Tuesday, January 19, 2010

Looking back on 2009 in the Minneapolis St. Paul Real Estate market. What does 2010 look like?

I like to review the year that was to see where we have been and hopefully get some insight as to where we are going. In looking over the stats for the year I am starting to see some balancing of the market. I don't know if we have at this point but we appear to be headed that way. I think by June we should have a good idea of where we stand.

A lot will depend on the so called "tidal wave" of foreclosures that is headed our way. Ask anyone heavily involved in that from the banks to the listing side and they all seem to agree on two key points. First that the "title wave " is coming. Second that most will be higher priced homes. Typically the answer to that is $400,000 plus. That is the part I am most curious about is will that number hold up? It seems that many of the lower priced homes were involved in some of the fraud that was taking place along with entire neighborhoods. My guess would be a larger section will be affected from $2500 on up. The reason being is the job loss and another group of arm products that are set to expire. The word on the street is that there are 7 million foreclosures on the horizon. If that is correct it could be roughly 5 1/2 times larger than 2005. The 2nd half of 2009 seemed to finally clear a lot of that up. So if there are that many more homes coming on it will really affect values in all areas of real estate.

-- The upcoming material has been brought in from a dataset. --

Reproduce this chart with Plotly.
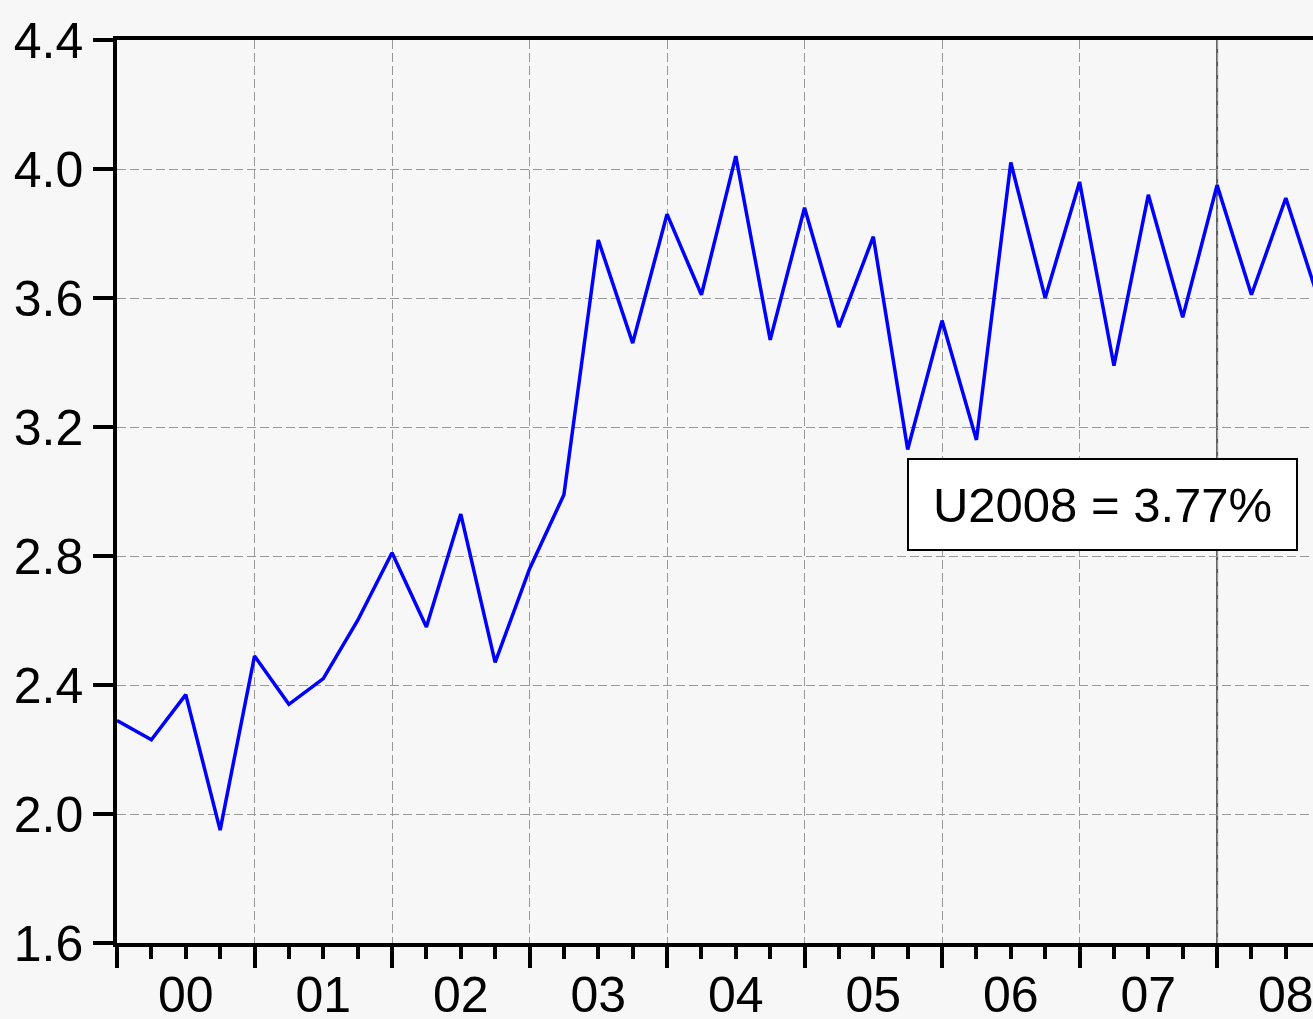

The other question will be how much of that will be commercial buildings? With the shift in the job market many business' had expanded to far and are now scaling back. Below is year end data for The Minneapolis St. Paul real estate market. There are always differences from Lakeville to Bloomington to Anoka so this is just an over all view.


13 County Metro Area


According to data released by the three Twin Cities area REALTOR® associations:
In the 13-county metro area, total pending sales for 2009 ended at 52,167 – up 18 percent over 2008 and the highest number of units sold since 2005.
The median sales price in the 13-county metro area in 2009 was $166,000 - down 14.9 percent from 2008. However, prices have seen stabilization recently. December’s median sales price was only down 3 percent from one year prior.
2009 traditional median home price: $204,000 (-8.3 percent from one year ago)
2009 median sales price for lender-mediated: $124,000 (-14.2 percent from one year ago)
In 2009, 43 percent of closed sales were lender-mediated compared with 31.4 in 2008.
2009 closed sales were up 16.7 percent over 2008.
At the start of 2010 active listings were down 22.3 percent from a year ago.
2009 new listings decreased 11 percent from 2008, the lowest showing since 2003 and the third consecutive year of substantial decline.
Average days on market were at 132 in Dec. 2009 compared with 148 in Dec. 2008.
Based on information from the “2009 Year End Housing Sales Statistics Press Release” published in concert by the Minneapolis Area Association of REALTORS® (MAAR), Saint Paul Area Association of REALTORS® (SPAAR) and North Metro REALTORS® Association (NMRA). Data collected from the REGIONAL MULTIPLE LISTING SERVICE OF MINNESOTA, INC. for residential properties in the 13-county region exclusively.

I think it is very encouraging but there are still a lot of unanswered questions at this point. One thing is for sure, it will be an interesting year in real estate for sellers as well as buyers.